Like all shoots, we had to make some adjustments to account for the size of the room. Although roomy, there were some limitations to how much the dancers could roam around freely. Ashley was able to adjust the choreography on the spot. That helped us to work out our framing and make it easier to capture every moment.

For some extra creative stimulation for the dancers, Ashley had mood music continually playing in the background. This not only helps the talent but the crew as well. It lets you fully immerse yourself at the moment.

Once we captured the master shots of each section, we would move in for more detailed tighter shots. Over the shoulders, etc…

We would shoot the takes at least three times to be able to get all the footage we needed. We would alternate from the Sony to the Pocket 4K when it felt right. Mainly using it for slow-motion footage giving us the dynamic feeling we were looking for.

We moved through each section, working out the best way to shoot and adjusting when needed. Patricio, our photographer, would roam around capturing the candid moments as well as the moments in full shooting mode. He almost seemed invisible, but that’s the best way to be in these types of situations. Capturing the flow as it occurs.

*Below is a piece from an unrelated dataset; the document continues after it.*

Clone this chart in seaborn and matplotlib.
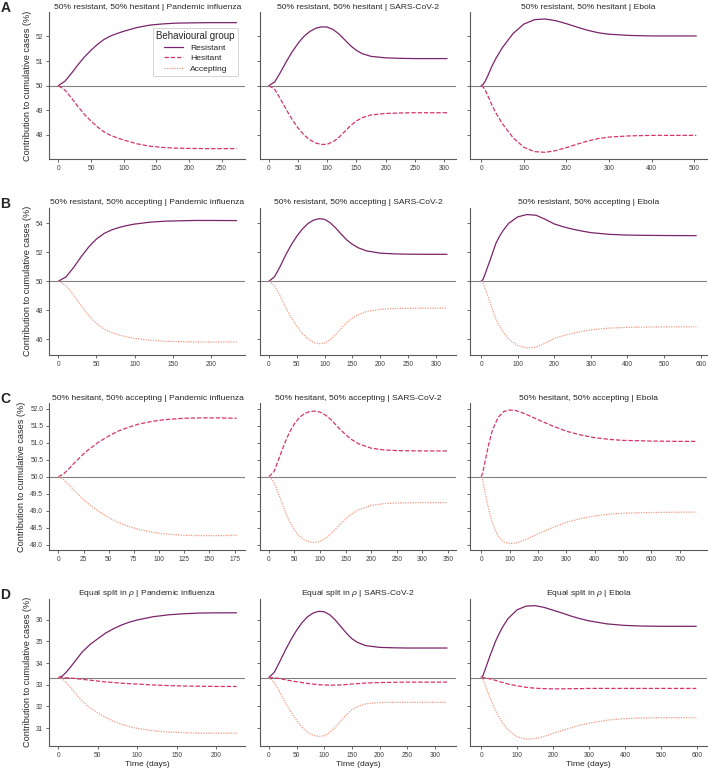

Once we were confident that we had captured all we needed, Ashley wanted to capture solo improvisational portions with each dancer. We shot these with both cameras going at the same time. The Sony and Ronin getting a full gliding shot and the pocket 4K capturing a closer slow motion angle on sticks. This combination worked extremely well throughout the shoot, and we were looking forward to using it again.

The final verdict, this shoot was a total success. Working with great creative people and being able to capture a beautiful, unique piece that we will no doubt be proud of. This was also a great example of Site B’s creative power coming together to capture both video and photography, an excellent combination for us.